A study at McMasters University in Hamilton, Ontario, indicates that massage helps reduce inflammation and improve recovery of damaged muscle.
Eleven young men were asked to cycle to the point of exhaustion (where they couldn’t continue), which was established as 70-minutes of vigorous exercise after having had their physical ability assessed two weeks previously. A massage therapist applied oil lightly to both quadriceps of each participant, then massaged only one quadricep on each individual for 10 minutes. A biopsy was taken of both quadriceps on each participant immediately after and 2.5 hours later.
The tissue from the massaged leg showed fewer cytokines, which are a factor in inflammation. The massaged tissue also showed an increase in mitochondrial biogenesis, or muscle repair. Additionally, there didn’t appear to be any difference between the massaged and non-massaged tissue in levels of metabolites such as lactic acid and glycogen. To quote from the abstract ‘In summary, when administered to skeletal muscle that has been acutely damaged through exercise, massage therapy appears to be clinically beneficial by reducing inflammation and promoting mitochondrial biogenesis.’ (from Science Translational Medicine abstract, see links below).
Again we have an objective measure, e.g., biopsy, and an examination of what is actually happening at a cellular level in the muscle tissue.
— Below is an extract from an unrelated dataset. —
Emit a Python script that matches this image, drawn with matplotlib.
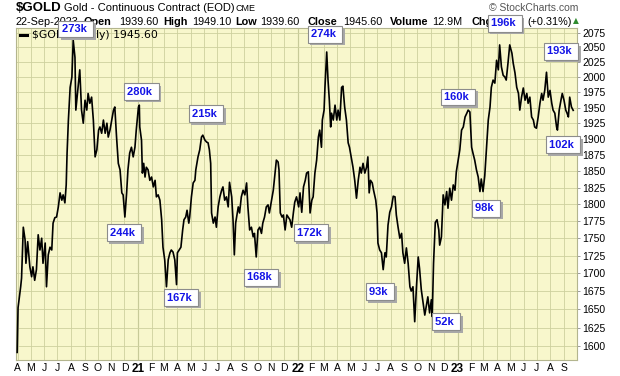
import pandas as pd
import matplotlib
matplotlib.use("Agg")
import matplotlib.pyplot as plt
import matplotlib.patheffects as pe
from matplotlib.lines import Line2D

# closes, (month-day, price) per year
days_2020 = ["03-31", "04-02", "04-08", "04-10", "04-14", "04-18", "04-20", "04-24", "04-29",
             "05-03", "05-06", "05-10", "05-14", "05-18", "05-22", "05-26", "05-29",
             "06-03", "06-06", "06-10", "06-14", "06-18", "06-21", "06-25", "06-29",
             "07-03", "07-07", "07-11", "07-14", "07-18", "07-21", "07-23", "07-26", "07-30",
             "08-03", "08-06", "08-10", "08-12", "08-17", "08-21", "08-25", "08-29",
             "09-02", "09-06", "09-09", "09-13", "09-17", "09-21", "09-25", "09-29",
             "10-03", "10-06", "10-10", "10-14", "10-18", "10-22", "10-25", "10-29",
             "11-02", "11-06", "11-09", "11-13", "11-17", "11-21", "11-25", "11-28",
             "12-02", "12-06", "12-09", "12-13", "12-17", "12-21", "12-25", "12-28"]
close_2020 = [1592, 1652, 1681, 1693, 1766, 1748, 1714, 1745, 1709,
              1695, 1709, 1690, 1705, 1755, 1733, 1750, 1714,
              1743, 1681, 1726, 1737, 1733, 1772, 1780, 1781,
              1796, 1817, 1806, 1814, 1802, 1829, 1878, 1930, 1983,
              2000, 2062, 2033, 1946, 1983, 2012, 1946, 1925,
              1962, 1946, 1973, 1957, 1967, 1930, 1872, 1883,
              1914, 1919, 1909, 1930, 1909, 1925, 1903, 1914,
              1930, 1946, 1951, 1903, 1862, 1852, 1817, 1814,
              1781, 1817, 1852, 1878, 1887, 1872, 1887, 1914]

days_2021 = ["01-02", "01-04", "01-05", "01-09", "01-11", "01-14", "01-17", "01-20", "01-24", "01-28",
             "02-01", "02-05", "02-09", "02-12", "02-16", "02-20", "02-24", "02-27",
             "03-03", "03-07", "03-11", "03-15", "03-18", "03-22", "03-26", "03-30",
             "04-01", "04-05", "04-09", "04-13", "04-16", "04-20", "04-23", "04-27", "04-29",
             "05-03", "05-07", "05-11", "05-13", "05-18", "05-22", "05-26", "05-29",
             "06-03", "06-07", "06-10", "06-13", "06-16", "06-18", "06-22", "06-26", "06-29",
             "07-03", "07-07", "07-11", "07-14", "07-18", "07-22", "07-26", "07-29",
             "08-03", "08-06", "08-09", "08-12", "08-18", "08-21", "08-25", "08-29",
             "09-02", "09-06", "09-09", "09-13", "09-17", "09-21", "09-24", "09-28",
             "10-02", "10-06", "10-10", "10-13", "10-17", "10-21", "10-25", "10-28",
             "11-02", "11-06", "11-09", "11-13", "11-17", "11-19", "11-22", "11-26", "11-29",
             "12-03", "12-07", "12-10", "12-14", "12-18", "12-22", "12-25", "12-29"]
close_2021 = [1951, 1954, 1919, 1898, 1847, 1862, 1841, 1856, 1852, 1836,
              1841, 1826, 1836, 1811, 1814, 1806, 1777, 1737,
              1719, 1681, 1719, 1729, 1733, 1730, 1719, 1684,
              1729, 1733, 1737, 1762, 1777, 1781, 1791, 1772, 1781,
              1811, 1832, 1836, 1852, 1872, 1883, 1903, 1906,
              1898, 1895, 1894, 1883, 1862, 1787, 1772, 1781, 1766,
              1796, 1811, 1821, 1826, 1806, 1811, 1796, 1833,
              1811, 1777, 1726, 1772, 1796, 1787, 1811, 1821,
              1814, 1832, 1796, 1762, 1766, 1752, 1757, 1723,
              1762, 1766, 1757, 1772, 1781, 1796, 1799, 1787,
              1806, 1821, 1841, 1867, 1864, 1852, 1787, 1781, 1784,
              1762, 1784, 1781, 1777, 1766, 1788, 1803, 1811]

days_2022 = ["01-03", "01-06", "01-10", "01-14", "01-18", "01-21", "01-25", "01-29",
             "02-02", "02-05", "02-09", "02-13", "02-17", "02-20", "02-24", "02-26",
             "03-02", "03-04", "03-08", "03-11", "03-14", "03-17", "03-19", "03-23", "03-27", "03-31",
             "04-03", "04-07", "04-11", "04-14", "04-18", "04-22", "04-26", "04-29",
             "05-04", "05-07", "05-11", "05-15", "05-19", "05-23", "05-26", "05-30",
             "06-03", "06-07", "06-10", "06-13", "06-16", "06-20", "06-23", "06-28",
             "07-01", "07-03", "07-07", "07-11", "07-15", "07-19", "07-22", "07-26", "07-30",
             "08-03", "08-07", "08-11", "08-14", "08-18", "08-22", "08-26", "08-29",
             "09-02", "09-06", "09-10", "09-14", "09-17", "09-21", "09-25", "09-29",
             "10-03", "10-06", "10-10", "10-14", "10-18", "10-21", "10-25", "10-29",
             "11-02", "11-04", "11-07", "11-11", "11-15", "11-19", "11-21", "11-25", "11-29",
             "12-03", "12-07", "12-10", "12-14", "12-18", "12-22", "12-26", "12-29"]
close_2022 = [1796, 1817, 1788, 1826, 1836, 1847, 1849, 1787,
              1806, 1811, 1847, 1867, 1903, 1914, 1887, 1930,
              1946, 1983, 2042, 1995, 1962, 1919, 1941, 1930, 1954, 1930,
              1946, 1930, 1983, 1985, 1951, 1930, 1894, 1887,
              1867, 1856, 1836, 1809, 1836, 1856, 1847, 1862,
              1847, 1856, 1872, 1817, 1836, 1832, 1821, 1806,
              1787, 1743, 1733, 1729, 1705, 1729, 1723, 1769, 1788,
              1796, 1812, 1811, 1784, 1766, 1750, 1757, 1729,
              1714, 1736, 1714, 1681, 1675, 1681, 1633, 1681,
              1723, 1707, 1677, 1659, 1642, 1653, 1667, 1645,
              1663, 1640, 1714, 1773, 1777, 1762, 1740, 1752, 1814,
              1799, 1819, 1794, 1824, 1806, 1829, 1821, 1849]

days_2023 = ["01-03", "01-06", "01-10", "01-14", "01-18", "01-22", "01-25", "01-29",
             "02-02", "02-05", "02-09", "02-13", "02-17", "02-21", "02-24", "02-28",
             "03-04", "03-08", "03-12", "03-16", "03-19", "03-23", "03-27", "03-31",
             "04-04", "04-07", "04-11", "04-15", "04-19", "04-22", "04-26", "04-30",
             "05-05", "05-08", "05-12", "05-16", "05-20", "05-23", "05-27", "05-31",
             "06-04", "06-08", "06-11", "06-15", "06-19", "06-23", "06-26", "06-30",
             "07-04", "07-08", "07-12", "07-15", "07-19", "07-23", "07-27", "07-31",
             "08-04", "08-07", "08-11", "08-15", "08-17", "08-21", "08-25", "08-28",
             "09-01", "09-05", "09-08", "09-11", "09-14", "09-18", "09-22"]
close_2023 = [1870, 1883, 1914, 1919, 1935, 1941, 1946, 1943,
              1887, 1878, 1867, 1852, 1841, 1819, 1838, 1819,
              1843, 1887, 1930, 1951, 1983, 1995, 1990, 2028,
              2012, 2054, 2017, 2003, 2000, 1995, 2023, 2054,
              2040, 2023, 2007, 1983, 1973, 1946, 1967, 1982,
              1962, 1973, 1957, 1967, 1935, 1930, 1919, 1917,
              1935, 1957, 1973, 1962, 1978, 2008, 1967, 1978,
              1957, 1946, 1941, 1919, 1914, 1946, 1962, 1973,
              1962, 1946, 1941, 1935, 1967, 1951, 1945.6]

# volume call-outs
ann_labels = ["273k", "280k", "244k", "167k", "215k", "168k", "172k", "274k",
              "93k", "52k", "160k", "98k", "196k", "193k", "102k"]
ann_dates = ["2020-07-11", "2020-12-07", "2020-10-29", "2021-03-08", "2021-05-04",
             "2021-09-07", "2021-12-30", "2022-01-31", "2022-06-13", "2022-11-10",
             "2022-12-01", "2023-02-10", "2023-03-18", "2023-07-24", "2023-07-29"]
ann_prices = [2081, 1976, 1758, 1666, 1940, 1694, 1758, 2072,
              1674, 1633, 1967, 1794, 2091, 2043, 1891]

price_ticks = list(range(1600, 2076, 25))

dates = ([pd.Timestamp("2020-" + d) for d in days_2020] +
         [pd.Timestamp("2021-" + d) for d in days_2021] +
         [pd.Timestamp("2022-" + d) for d in days_2022] +
         [pd.Timestamp("2023-" + d) for d in days_2023])
closes = close_2020 + close_2021 + close_2022 + close_2023

W, H = 620, 376
fig = plt.figure(figsize=(W / 100, H / 100), dpi=100)
fig.patch.set_facecolor("white")
ax = fig.add_axes([16 / W, 16 / H, 561 / W, 332 / H])
ax.set_facecolor("#F8F7CC")

ax.plot(dates, closes, color="black", lw=1.2, zorder=3)

ax.set_yscale("log")
ax.set_ylim(1582, 2083)
ax.set_yticks(price_ticks)
ax.set_yticklabels([str(p) for p in price_ticks])
ax.yaxis.set_minor_locator(matplotlib.ticker.NullLocator())
ax.yaxis.set_minor_formatter(matplotlib.ticker.NullFormatter())
ax.yaxis.tick_right()

ax.set_xlim(pd.Timestamp("2020-03-28 08:00"), pd.Timestamp("2023-09-30 16:00"))
months = pd.date_range("2020-04-01", "2023-09-01", freq="MS")
ax.set_xticks(months)
ax.set_xticklabels([f"{m:%y}" if m.month == 1 else "JFMAMJJASOND"[m.month - 1] for m in months])
for m, lab in zip(months, ax.get_xticklabels()):
    lab.set_family("Liberation Sans")
    if m.month == 1:
        lab.set_fontweight("bold")
        lab.set_fontsize(8.5)
    else:
        lab.set_fontsize(7.5)

ax.grid(True, color="#CDD09E", lw=0.6, zorder=0)
for m in months[months.month == 1]:
    ax.axvline(m, color="#A9AE7C", lw=0.8, zorder=1)

ax.tick_params(axis="x", length=0, pad=2.5)
ax.tick_params(axis="y", length=2.5, width=0.6, color="#8A8A8A", pad=1.5, labelsize=7.5)
for lab in ax.get_yticklabels():
    lab.set_family("Liberation Sans")
for s in ax.spines.values():
    s.set_color("#B3B58E")
    s.set_linewidth(0.8)


def fx(x):
    return x / W


def fy(y):
    return 1 - y / H


# header
fig.text(fx(16), fy(8), "$GOLD", fontsize=9.5, fontweight="bold", family="Liberation Sans", va="center")
fig.text(fx(64), fy(8), "Gold - Continuous Contract (EOD)", fontsize=8, family="Liberation Sans", va="center")
fig.text(fx(236), fy(8.5), "CME", fontsize=6.5, family="Liberation Sans", va="center")
fig.text(fx(578), fy(8), "\u00a9 StockCharts.com", fontsize=7.5, family="Liberation Sans",
         color="#555555", ha="right", va="center")

header2 = [(16, "22-Sep-2023", False), (83, "Open", True), (119, "1939.60", False),
           (163, "High", True), (192, "1949.10", False), (235, "Low", True),
           (260, "1939.60", False), (308, "Close", True), (343, "1945.60", False),
           (390, "Volume", True), (432, "12.9M", False), (471, "Chg", True),
           (494, "+6.00", False), (527, "(+0.31%)", False)]
for x, s, b in header2:
    fig.text(fx(x), fy(22), s, fontsize=7.8, family="Liberation Sans",
             fontweight="bold" if b else "normal", va="center")
fig.text(fx(573), fy(21), "\u25b2", fontsize=5.5, color="#2E8B2E", family="DejaVu Sans", va="center")

# legend
fig.add_artist(Line2D([fx(20), fx(27)], [fy(35), fy(35)], color="black", lw=2.2))
fig.text(fx(32), fy(35), "$GOLD (Daily) 1945.60", fontsize=7.8, family="DejaVu Sans", va="center")

# volume boxes, drop shadow on the box patch itself
for lab, d, p in zip(ann_labels, ann_dates, ann_prices):
    xd = matplotlib.dates.date2num(pd.Timestamp(d))
    t = fig.text(xd, p, lab + " ", transform=ax.transData, fontsize=8, fontweight="bold",
                 family="Liberation Sans", color="#1414E6", ha="left", va="center", zorder=5,
                 bbox=dict(boxstyle="square,pad=0.3", fc="white", ec="#8C8C8C", lw=0.8))
    t.get_bbox_patch().set_path_effects([
        pe.SimplePatchShadow(offset=(1.8, -1.8), shadow_rgbFace="#A8A8A8", alpha=1.0),
        pe.Normal()])

fig.savefig("out.png", dpi=100)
The main limitation is sample size, having only eleven participants. A big plus is that the researchers were able to compare tissue from the same person, which limits the possibility of a ‘false positive’, i.e. that the improvements in tissue on the massaged tissue were not from the massage but rather a result of the person’s physiological aptitude for healing themselves.
My favourite quotes about this study
“The main thing, and what is novel about our study, is that no one has ever looked inside the muscle to see what is happening with massage, no one looked at the biochemical effects or what might be going on in the muscle itself,” said Crane. “We have shown the muscle senses that it is being stretched and this appears to reduce the cells’ inflammatory response,” he said. “As a consequence, massage may be beneficial for recovery from injury.” (from the University Press Release)
Crane admits being surprised that just 10 minutes of massage had such a profound effect. “I didn’t think that little bit of massage could produce that remarkable of a change, especially since the exercise was so robust. Seventy minutes of exercise compared to 10 of massage, it is clearly potent.” (from the University Press Release)
“This is important research, because it is the first to show that massage can reduce pro-inflammatory cytokines which may be involved in pain,” said Tiffany Field, director of the Touch Research Institute at the University of Miami Medical School. She was not involved in the study. “We have known from many studies that pain can be reduced by massage based on self-report, but this is the first demonstration that the pain-related pro-inflammatory cytokines can be reduced.” (from the New York Times article listed below).